E.T. E commenta anche in un modo diverso le situazioni che si presentano nel libro. Per esempio, a pagina 120 dell’edizione italiana parla dell’universo morale della vita moderna. Una presa di consapevolezza che mi avrebbe stranito se fosse arrivata da Nora.
H.G. Sì, però arriva da Dexter, che lotta per tutto il libro (anzi, per tutta la vita) contro quella che lui chiama «la vita moderna» – per poi scoprire, quando sottoposto a una pressione fortissima (vale a dire, un’infedeltà sessuale dettata dalla disperazione) che persino lui ne viene inghiottito. Il libro non sa se riuscirà mai a tornare alle sue vecchie convinzioni e abitudini. Io adoro Dexter. Come sottolinea Philip al bar, è un «un animo nobile».

E.T. Negli ultimi anni sono fioriti titoli come “la più grande romanziera di cui non avete mai sentito parlare”, per riferirsi a lei. Che effetto le fa?
H.G. Mi fa ridere.
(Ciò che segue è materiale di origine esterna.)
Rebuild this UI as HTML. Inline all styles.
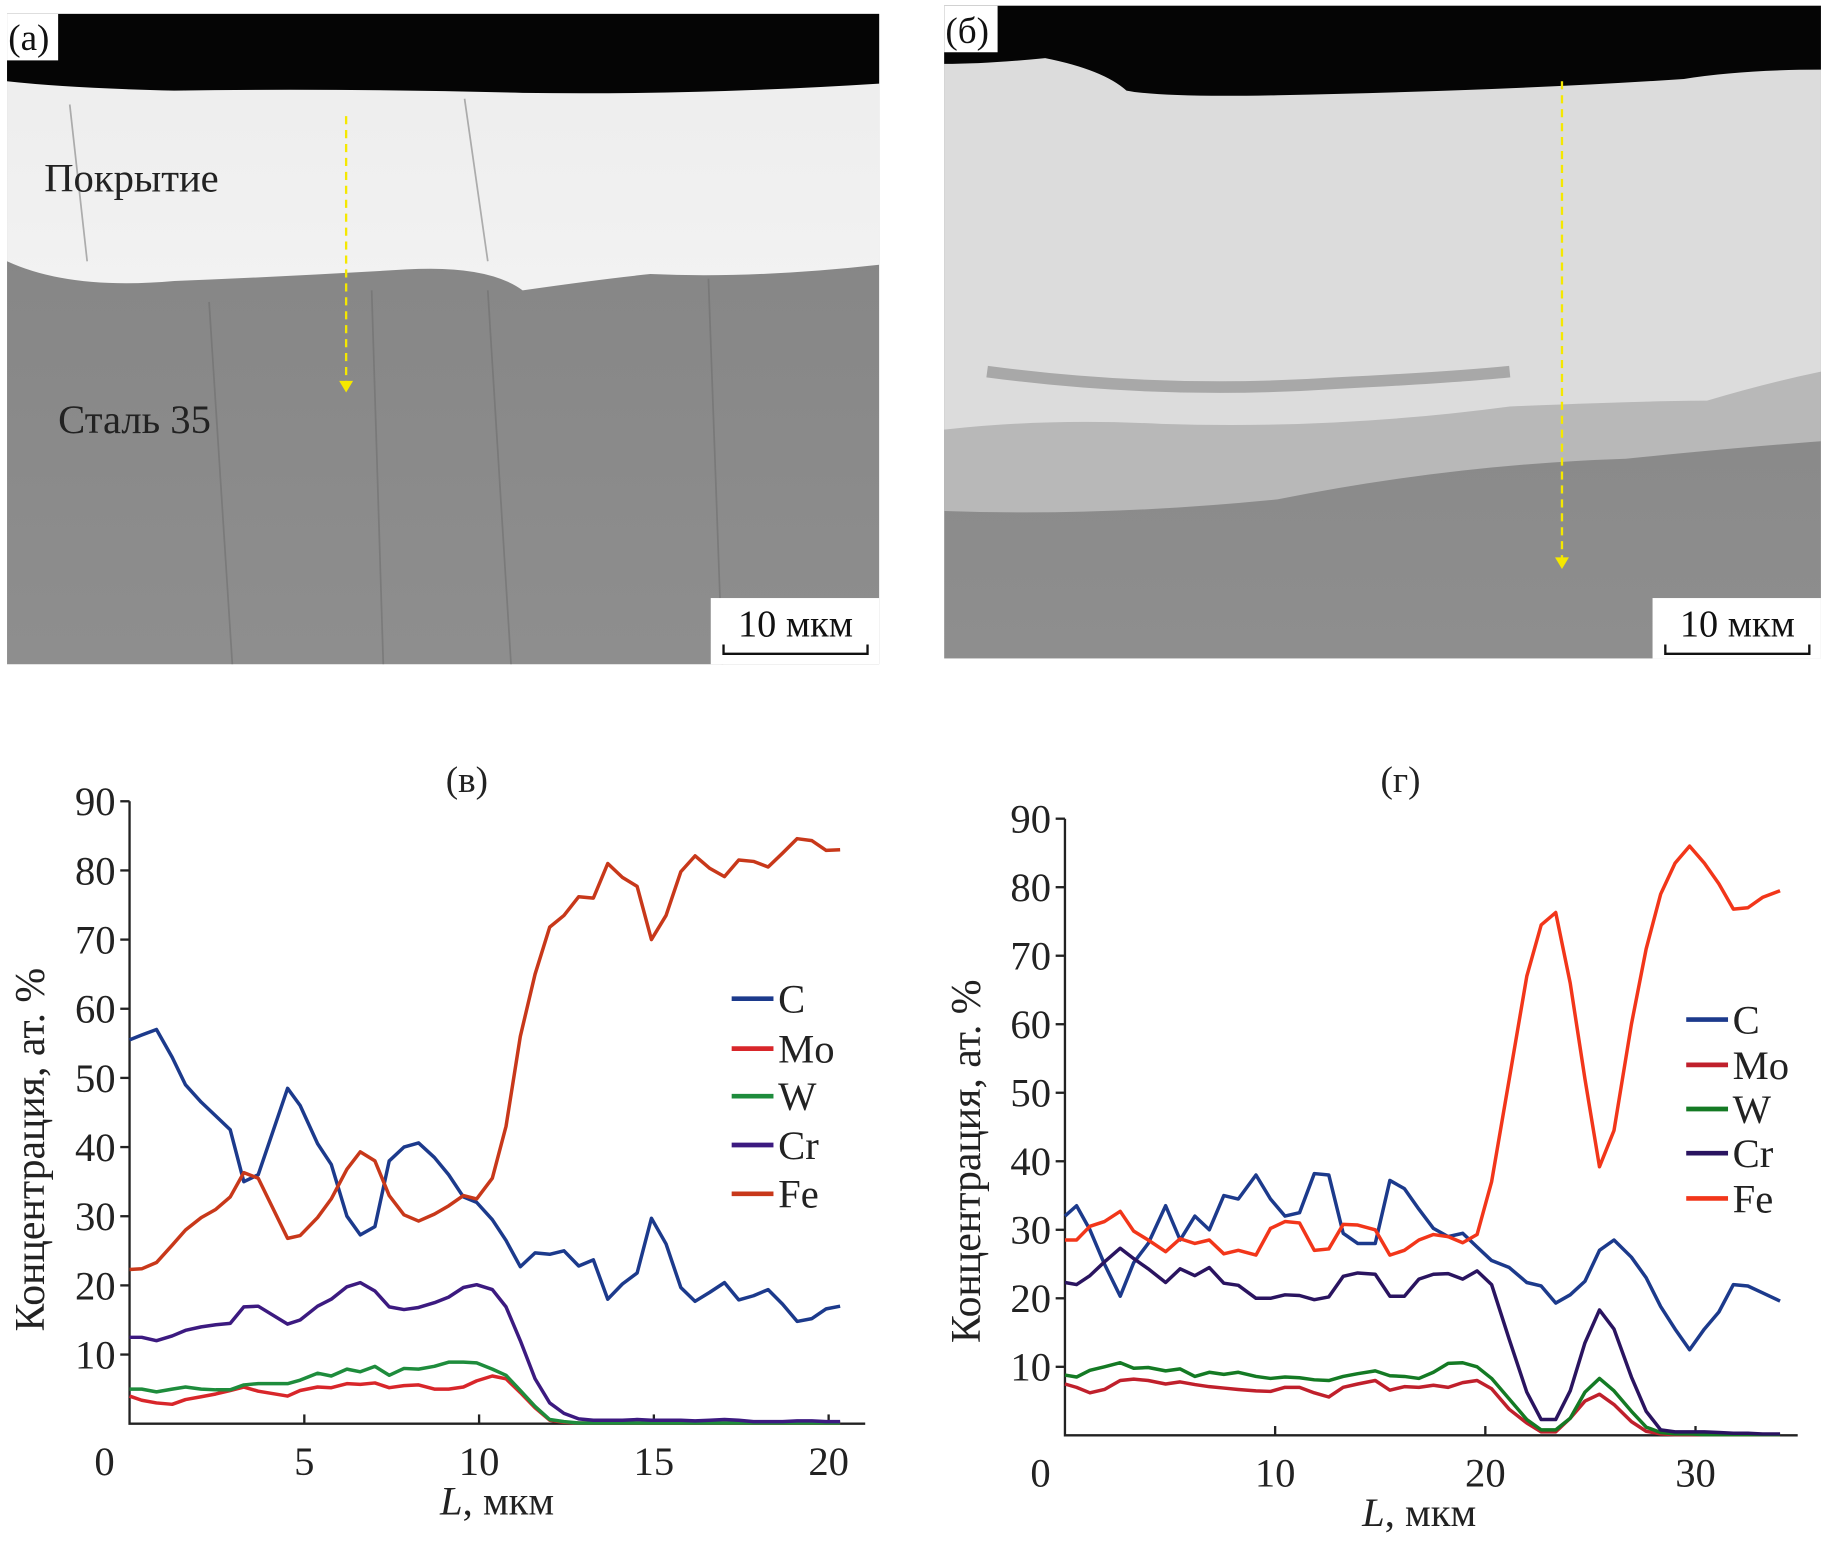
<!DOCTYPE html>
<html><head><meta charset="utf-8">
<style>
html,body{margin:0;padding:0;background:#fff;}
svg{display:block;font-family:"Liberation Serif",serif;}
</style></head>
<body>
<svg id="fig" width="1821" height="1541" viewBox="0 0 1568 1327">
<defs>
<linearGradient id="coatA" x1="0" y1="0" x2="0" y2="1"><stop offset="0" stop-color="#ececec"/><stop offset="1" stop-color="#f2f2f2"/></linearGradient>
<linearGradient id="steel" x1="0" y1="0" x2="0" y2="1"><stop offset="0" stop-color="#828282"/><stop offset="1" stop-color="#8e8e8e"/></linearGradient>
</defs>
<!-- Panel a -->
<g>
<rect x="6" y="12" width="751" height="560" fill="url(#steel)"/>
<path d="M6,225 Q60,250 150,242 Q250,238 350,232 Q420,228 450,250 Q520,240 560,236 Q650,240 757,228 L757,12 L6,12 Z" fill="url(#coatA)"/>
<path d="M6,12 L757,12 L757,72 Q600,82 450,80 Q300,76 150,78 Q60,76 6,70 Z" fill="#050505"/>
<g stroke="#6a6a6a" stroke-width="1.5" opacity="0.5"><line x1="180" y1="260" x2="200" y2="572"/><line x1="320" y1="250" x2="330" y2="572"/><line x1="420" y1="250" x2="440" y2="572"/><line x1="610" y1="240" x2="622" y2="572"/><line x1="60" y1="90" x2="75" y2="225"/><line x1="400" y1="85" x2="420" y2="225"/></g>
<rect x="612" y="515" width="145" height="57" fill="#fff"/>
<text x="685" y="548" font-size="33" text-anchor="middle" fill="#111">10 мкм</text>
<path d="M623,555 V563 H747 V555" fill="none" stroke="#111" stroke-width="2"/>
<rect x="6" y="12" width="44" height="40" fill="#fff"/>
<text x="7" y="43" font-size="32" fill="#111">(а)</text>
<text x="38" y="165" font-size="35" fill="#222">Покрытие</text>
<text x="50" y="373" font-size="35" fill="#222">Сталь 35</text>
<line x1="298" y1="100" x2="298" y2="330" stroke="#f5e800" stroke-width="2" stroke-dasharray="7,5"/>
<path d="M292,328 L298,338 L304,328 Z" fill="#f5e800"/>
</g>
<!-- Panel b -->
<g>
<rect x="813" y="5" width="755" height="562" fill="url(#steel)"/>
<path d="M813,440 Q950,445 1100,430 Q1250,400 1400,395 Q1500,385 1568,380 L1568,5 L813,5 Z" fill="#b8b8b8"/>
<path d="M813,370 Q900,360 1000,365 Q1150,370 1300,350 Q1420,345 1470,345 Q1520,330 1568,320 L1568,5 L813,5 Z" fill="#dcdcdc"/>
<path d="M850,320 Q1000,340 1150,330 Q1250,325 1300,320" fill="none" stroke="#a8a8a8" stroke-width="10"/>
<path d="M813,5 L1568,5 L1568,60 Q1500,60 1450,68 Q1300,78 1100,82 Q1000,84 970,78 Q950,60 900,50 Q850,55 813,55 Z" fill="#050505"/>
<rect x="1423" y="515" width="145" height="52" fill="#fff"/>
<text x="1496" y="548" font-size="33" text-anchor="middle" fill="#111">10 мкм</text>
<path d="M1434,555 V563 H1558 V555" fill="none" stroke="#111" stroke-width="2"/>
<rect x="813" y="5" width="46" height="40" fill="#fff"/>
<text x="814" y="37" font-size="32" fill="#111">(б)</text>
<line x1="1345" y1="70" x2="1345" y2="482" stroke="#f5e800" stroke-width="2" stroke-dasharray="7,5"/>
<path d="M1339,480 L1345,490 L1351,480 Z" fill="#f5e800"/>
</g>
<g id="chartV"></g>
<g id="chartG"></g>
</svg>
<script>
// Chart (в)
const L1 = [0,0.35,0.77,1.22,1.6,2.05,2.47,2.88,3.27,3.68,4.52,4.88,5.38,5.77,6.22,6.6,7.02,7.43,7.85,8.27,8.72,9.13,9.55,9.93,10.38,10.77,11.18,11.6,12.02,12.43,12.85,13.27,13.68,14.1,14.52,14.93,15.35,15.77,16.18,16.6,17.02,17.43,17.85,18.27,18.68,19.1,19.52,19.93,20.33];
const C1 = [55.5,56.2,57,53,49,46.5,44.5,42.5,35,36,48.5,46,40.5,37.5,30,27.3,28.5,38,40,40.6,38.5,36,32.8,32,29.5,26.5,22.7,24.7,24.5,25,22.8,23.7,18,20.2,21.8,29.7,26,19.7,17.7,19,20.4,17.9,18.5,19.4,17.3,14.8,15.2,16.6,17];
const Fe1 = [22.3,22.4,23.3,25.8,28,29.8,31,32.8,36.3,35.5,26.8,27.2,29.8,32.5,36.8,39.3,38,33,30.2,29.3,30.3,31.5,33,32.5,35.5,43,56,65,71.8,73.5,76.2,76,81,79,77.7,70,73.5,79.8,82.1,80.3,79.1,81.5,81.3,80.5,82.5,84.6,84.3,82.9,83];
const Cr1 = [12.5,12.5,12,12.7,13.5,14,14.3,14.5,16.9,17,14.4,15,17,18,19.8,20.4,19.2,16.9,16.5,16.8,17.5,18.3,19.7,20.1,19.4,16.9,12,6.5,3,1.5,0.7,0.5,0.5,0.5,0.6,0.5,0.5,0.5,0.4,0.5,0.6,0.5,0.3,0.3,0.3,0.4,0.4,0.3,0.3];
const W1 = [5,5,4.6,5,5.3,5,4.9,4.9,5.6,5.8,5.8,6.3,7.3,6.9,7.9,7.5,8.3,7,8,7.9,8.3,8.9,8.9,8.8,7.9,7,4.8,2.5,0.6,0.3,0.1,0.1,0.1,0.1,0.1,0.1,0.1,0.1,0.1,0.1,0.1,0.1,0.1,0.1,0.1,0.1,0.1,0.1,0.1];
const Mo1 = [4,3.4,3,2.8,3.5,3.9,4.3,4.8,5.3,4.7,4,4.8,5.3,5.2,5.8,5.7,5.9,5.2,5.5,5.6,5,5,5.3,6.2,6.9,6.5,4.5,2.3,0.5,0.2,0.1,0.1,0.1,0.1,0.1,0.1,0.1,0.1,0.1,0.1,0.1,0.1,0.1,0.1,0.1,0.1,0.1,0.1,0.1];
const xTicks1 = [5,10,15,20];
// Chart (г)
const L2 = [0,0.55,1.19,1.88,2.63,3.27,3.96,4.79,5.48,6.18,6.87,7.56,8.25,9.09,9.78,10.47,11.16,11.86,12.55,13.24,13.93,14.76,15.46,16.15,16.84,17.53,18.23,18.92,19.61,20.3,21.14,21.97,22.66,23.35,24.04,24.74,25.43,26.12,26.95,27.65,28.34,29.03,29.72,30.42,31.11,31.8,32.49,33.19,34.02];
const C2 = [32,33.5,30,25,20.3,25.2,28,33.5,28.5,32,30,35,34.5,38,34.5,32,32.5,38.2,38,29.5,28,28,37.2,36,33,30.2,29,29.5,27.5,25.5,24.5,22.3,21.8,19.3,20.5,22.5,27,28.5,26,23,18.8,15.5,12.5,15.5,18,22,21.8,20.8,19.6];
const Fe2 = [28.5,28.5,30.5,31.2,32.7,29.8,28.5,26.8,28.7,28,28.5,26.5,27,26.3,30.2,31.2,31,27,27.2,30.8,30.7,30,26.3,27,28.5,29.3,29,28.1,29.3,37,52,67,74.5,76.3,66,52,39.2,44.5,60,71,79,83.5,86,83.5,80.5,76.8,77,78.5,79.5];
const Cr2 = [22.3,22,23.3,25.3,27.3,25.8,24.3,22.3,24.3,23.3,24.5,22.2,21.9,20,20,20.5,20.4,19.8,20.2,23.2,23.7,23.5,20.3,20.3,22.8,23.5,23.6,22.8,24,22,14,6.3,2.3,2.3,6.5,13.5,18.3,15.5,8.5,3.5,0.8,0.5,0.5,0.5,0.4,0.3,0.3,0.2,0.2];
const W2 = [8.8,8.5,9.5,10,10.6,9.8,9.9,9.4,9.7,8.6,9.2,8.9,9.2,8.6,8.3,8.5,8.4,8.1,8,8.6,9,9.4,8.7,8.6,8.3,9.2,10.5,10.6,10,8.3,5.3,2.3,0.8,0.8,2.5,6.3,8.3,6.5,3.5,1.2,0.4,0.2,0.2,0.1,0.1,0.1,0.1,0.1,0.1];
const Mo2 = [7.5,7,6.2,6.7,8,8.2,8,7.5,7.8,7.4,7.1,6.9,6.7,6.5,6.4,7,7,6.2,5.6,7,7.5,8,6.6,7.1,7,7.3,7,7.7,8,6.8,3.8,1.8,0.5,0.5,2.5,5,6,4.5,2,0.6,0.2,0.1,0.1,0.1,0.1,0.1,0.1,0.1,0.1];
const xTicks2 = [10,20,30];
const yTicks = [10,20,30,40,50,60,70,80,90];
const legendNames = ["C","Mo","W","Cr","Fe"];

const NS = "http://www.w3.org/2000/svg";
function mk(parent, tag, attrs, text){
  const e = document.createElementNS(NS, tag);
  for (const k in attrs) e.setAttribute(k, attrs[k]);
  if (text !== undefined) e.textContent = text;
  parent.appendChild(e); return e;
}
function drawChart(g, cfg){
  const sx = v => cfg.x0 + v * cfg.kx;
  const sy = v => cfg.y0 - v * cfg.ky;
  const ax = mk(g, "path", {d:`M${cfg.x0},${sy(90)} V${cfg.y0} H${cfg.xEnd}`, fill:"none", stroke:"#222", "stroke-width":2});
  
  
  yTicks.forEach(t => {
    mk(g, "line", {x1:cfg.x0-8, x2:cfg.x0, y1:sy(t), y2:sy(t), stroke:"#222", "stroke-width":2});
    const tl = mk(g, "text", {x:cfg.x0-12, y:sy(t)+12, "font-size":35, "text-anchor":"end", fill:"#222"}, String(t));
    
    
  });
  cfg.xTicks.forEach(t => {
    mk(g, "line", {x1:sx(t), x2:sx(t), y1:cfg.y0, y2:cfg.y0-8, stroke:"#222", "stroke-width":2});
    const tl = mk(g, "text", {x:sx(t), y:cfg.y0+44, "font-size":35, "text-anchor":"middle", fill:"#222"}, String(t));
    
    
  });
  const z = mk(g, "text", {x:cfg.zeroX, y:cfg.y0+44, "font-size":35, "text-anchor":"middle", fill:"#222"}, "0");
  
  
  cfg.series.forEach((s, i) => {
    const d = cfg.L.map((v, j) => (j ? "L" : "M") + sx(v).toFixed(1) + "," + sy(s.vals[j]).toFixed(1)).join(" ");
    const p = mk(g, "path", {d:d, fill:"none", stroke:s.color, "stroke-width":3, "stroke-linejoin":"round"});
    
    
    const ly = cfg.legY[i];
    const ll = mk(g, "line", {x1:cfg.legX, x2:cfg.legX+36, y1:ly, y2:ly, stroke:s.color, "stroke-width":4});
    
    
    const lt = mk(g, "text", {x:cfg.legX+40, y:ly+12, "font-size":35, fill:"#222"}, legendNames[i]);
    
    
  });
  const t = mk(g, "text", {x:cfg.titleX, y:cfg.titleY, "font-size":32, "text-anchor":"middle", fill:"#222"}, cfg.title);
  
  
  const xt = mk(g, "text", {x:cfg.xtX, y:cfg.y0+78, "font-size":35, "text-anchor":"middle", fill:"#222"});
  
  
  mk(xt, "tspan", {"font-style":"italic"}, "L");
  mk(xt, "tspan", {}, ", мкм");
  const yt = mk(g, "text", {x:0, y:0, "font-size":36, "text-anchor":"middle", fill:"#222",
    transform:`translate(${cfg.ytX},${cfg.ytY}) rotate(-90)`}, "Концентрация, ат. %");
  
  
}
drawChart(document.getElementById("chartV"), {
  x0:111.5, kx:30.1, y0:1226, ky:536/90, xEnd:745, xTicks:xTicks1, zeroX:90, L:L1,
  series:[{vals:C1,color:"#1c3a8c"},{vals:Mo1,color:"#d8262a"},{vals:W1,color:"#1e8c3c"},{vals:Cr1,color:"#3c1a80"},{vals:Fe1,color:"#c8381a"}],
  legX:630, legY:[860,903,944,986,1028], title:"(в)", titleX:402, titleY:682, xtX:428, ytX:38, ytY:990
});
drawChart(document.getElementById("chartG"), {
  x0:917, kx:18.1, y0:1236, ky:531/90, xEnd:1548, xTicks:xTicks2, zeroX:896, L:L2,
  series:[{vals:C2,color:"#1c3a8c"},{vals:Mo2,color:"#c0202c"},{vals:W2,color:"#147a24"},{vals:Cr2,color:"#2a1460"},{vals:Fe2,color:"#f2361a"}],
  legX:1452, legY:[878,917,955,993,1032], title:"(г)", titleX:1206, titleY:682, xtX:1222, ytX:844, ytY:1000
});
</script>
</body></html>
È quello che in inglese viene definito “a back-handed compliment”, una specie di falso complimento. È stato stranissimo che in altri paesi sia stata scoperta a quest’età, ho 82 anni. Non ho mai ambito a farmi pubblicare fuori dall’Australia. Non pensavo che il mio lavoro fosse abbastanza valido. E ora, di colpo, scopro che invece lo è. Non potrei essere più sorpresa.

E.T. Scrive ancora? In caso la risposta sia no, che persona si diventa, senza scrittura?
H.G. Sì, scrivo ancora. Senza scrittura mi impigrisco, mi deprimo e mi annoio: resto sdraiata a letto tutto il giorno, a leggere e a dimenticare libri interi. Ho appena pubblicato un libro intitolato The Season, parla della squadra di football australiano di mio nipote adolescente. Mi dicono che fa piangere nonne e uomini adulti. E tanto mi basta per farmi morire felice.